If you are interested in exploring these solutions, contact your AWS account team.
Set up programmatic access to AWS to instantiate a g4dn.2xlarge instance type with Ubuntu 18.04 in a subnet that routes SSH access. If you are interested in the full stack details, the following are required to set up the instance to execute DeepStream SDK workflows.
- An Ubuntu 18.04 Instance with:
- NVIDIA Turing T4 Driver (418.67 or latest)
- CUDA 10.1
When the instance is up, connect with SSH and pull the latest DeepStream SDK Docker image from the NGC container registry.

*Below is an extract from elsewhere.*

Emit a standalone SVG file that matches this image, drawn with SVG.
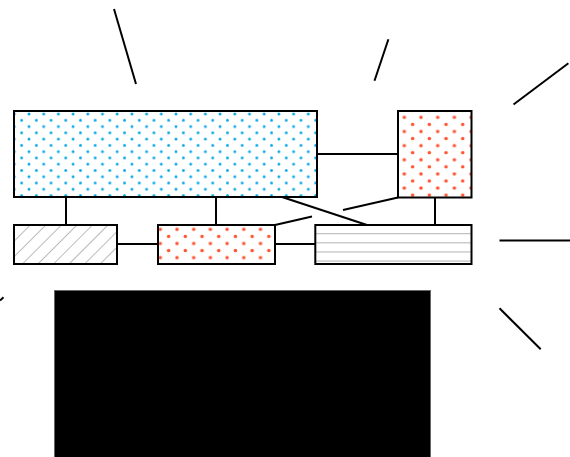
<svg xmlns="http://www.w3.org/2000/svg" width="570" height="457" viewBox="0 0 570 457">
<style>
.node{stroke:#000;stroke-width:2}
.conn line{stroke:#000;stroke-width:2;stroke-linecap:butt}
.b{fill:#0aa8e6}
.r{fill:#ff5230}
</style>
<defs>
<pattern id="blueDots" patternUnits="userSpaceOnUse" x="14.3" y="114" width="14.7" height="12.54">
<circle class="b" cx="0" cy="0" r="1.45"/><circle class="b" cx="14.7" cy="0" r="1.45"/>
<circle class="b" cx="0" cy="12.54" r="1.45"/><circle class="b" cx="14.7" cy="12.54" r="1.45"/>
<circle class="b" cx="7.35" cy="6.27" r="1.45"/>
</pattern>
<pattern id="redDotsA" patternUnits="userSpaceOnUse" x="404.3" y="117.3" width="16.7" height="14.14">
<circle class="r" cx="0" cy="0" r="1.75"/><circle class="r" cx="16.7" cy="0" r="1.75"/>
<circle class="r" cx="0" cy="14.14" r="1.75"/><circle class="r" cx="16.7" cy="14.14" r="1.75"/>
<circle class="r" cx="8.35" cy="7.07" r="1.75"/>
</pattern>
<pattern id="redDotsB" patternUnits="userSpaceOnUse" x="160.3" y="229.3" width="16.7" height="14.14">
<circle class="r" cx="0" cy="0" r="1.75"/><circle class="r" cx="16.7" cy="0" r="1.75"/>
<circle class="r" cx="0" cy="14.14" r="1.75"/><circle class="r" cx="16.7" cy="14.14" r="1.75"/>
<circle class="r" cx="8.35" cy="7.07" r="1.75"/>
</pattern>
<pattern id="hatch" patternUnits="userSpaceOnUse" x="14" y="225" width="11" height="11" patternTransform="rotate(45 14 225)">
<line x1="0" y1="0" x2="0" y2="11" stroke="#777" stroke-width="1"/>
</pattern>
<pattern id="hlines" patternUnits="userSpaceOnUse" x="0" y="233.3" width="10" height="9.1">
<line x1="0" y1="0" x2="10" y2="0" stroke="#888" stroke-width="1.3"/>
</pattern>
</defs>
<rect width="570" height="457" fill="#fff"/>
<g class="conn">
<line x1="317" y1="154" x2="398" y2="154"/>
<line x1="66" y1="197" x2="66" y2="225"/>
<line x1="216" y1="197" x2="216" y2="225"/>
<line x1="117" y1="244" x2="158" y2="244"/>
<line x1="275" y1="244" x2="315" y2="244"/>
<line x1="435" y1="197" x2="435" y2="225"/>
<line x1="282" y1="197" x2="367" y2="225"/>
<line x1="398" y1="197.5" x2="343" y2="210"/>
<line x1="275" y1="225" x2="312" y2="216.5"/>
<line x1="114" y1="9" x2="136" y2="84"/>
<line x1="388.4" y1="39.3" x2="374.5" y2="80.7"/>
<line x1="568.4" y1="63.3" x2="513.5" y2="104.5"/>
<line x1="499.5" y1="240.5" x2="570" y2="240.5"/>
<line x1="499.5" y1="308.3" x2="540.7" y2="349.3"/>
<line x1="0" y1="300.5" x2="3.5" y2="297.3"/>
</g>
<g id="node-blue"><rect class="node" x="14" y="111" width="303" height="86" fill="url(#blueDots)"/></g>
<g id="node-red-right"><rect class="node" x="398" y="111" width="73.5" height="86.5" fill="url(#redDotsA)"/></g>
<g id="node-hatch"><rect class="node" x="14" y="225" width="103" height="39" fill="url(#hatch)"/></g>
<g id="node-red-mid"><rect class="node" x="158" y="225" width="117" height="39" fill="url(#redDotsB)"/></g>
<g id="node-lines"><rect class="node" x="315.3" y="225" width="156.2" height="39" fill="url(#hlines)"/></g>
<g id="node-black"><rect x="54.5" y="290.5" width="376" height="170" fill="#000" stroke="#666" stroke-width="1"/></g>
</svg>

If your instance is running a full X environment, you can pass the authentication and display to the container to view the results in real time. However, for the purposes of this post, just execute the workload on the shell.
Go to the
The following configuration files are included in the package:
- source30_1080p_resnet_dec_infer_tiled_display_int8.txt: This configuration file demonstrates 30 stream decodes with primary inferencing.
- source4_1080p_resnet_dec_infer_tiled_display_int8.txt: This configuration file demonstrates four stream decodes with primary inferencing, object tracking, and three different secondary classifiers.
- source4_1080p_resnet_dec_infer_tracker_sgie_tiled_display_int8_gpu1.txt: This configuration file demonstrates four stream decodes with primary inferencing, object tracking, and three different secondary classifiers on GPU 1.
- config_infer_primary.txt: This configuration file configures an nvinfer element as the primary detector.
- config_infer_secondary_carcolor.txt, config_infer_secondary_carmake.txt, config_infer_secondary_vehicletypes.txt: These configuration files configure an nvinfer element as the secondary classifier.
- iou_config.txt: This configuration file configures a low-level Intersection over Union (IOU) tracker.
- source1_usb_dec_infer_resnet_int8.txt: This configuration file demonstrates one USB camera as input.
The following sample models are provided with the SDK.
|Model||Model type||Number of classes||Resolution|
|Primary Detector||Resnet10||4||640 x 368|
|Secondary Car Color Classifier||Resnet18||12||224 x 224|
|Secondary Car Make Classifier||Resnet18||6||224 x 224|
|Secondary Vehicle Type Classifier||Resnet18||20||224 x 224|
Edit the configuration file
source30_1080p_dec_infer-resnet_tiled_display_int8.txt to disable
[sink0] and enable
[sink1] for file output. Save the file, then run the DeepStream sample code.
You get performance data on the inferencing workflow.
The output video file,
out.mp4, is under the current folder and can be played after download.
Extending the architecture further, you can make use of AWS Batch to execute an event-driven pipeline.
Here, the input file from S3 triggers an Amazon CloudWatch event, standing up a G4 instance with a DeepStream Docker image, sourced in Amazon ECR, to process the pipeline. The video and ML analytics results can be pushed back to S3 for further processing.
With this basic architecture in place, you can execute a video analytics and ML inferencing pipeline. Future work can also include integration with Kinesis and cataloging DeepStream results. Let us know how it goes working with DeepStream and the NVIDIA container stack on AWS.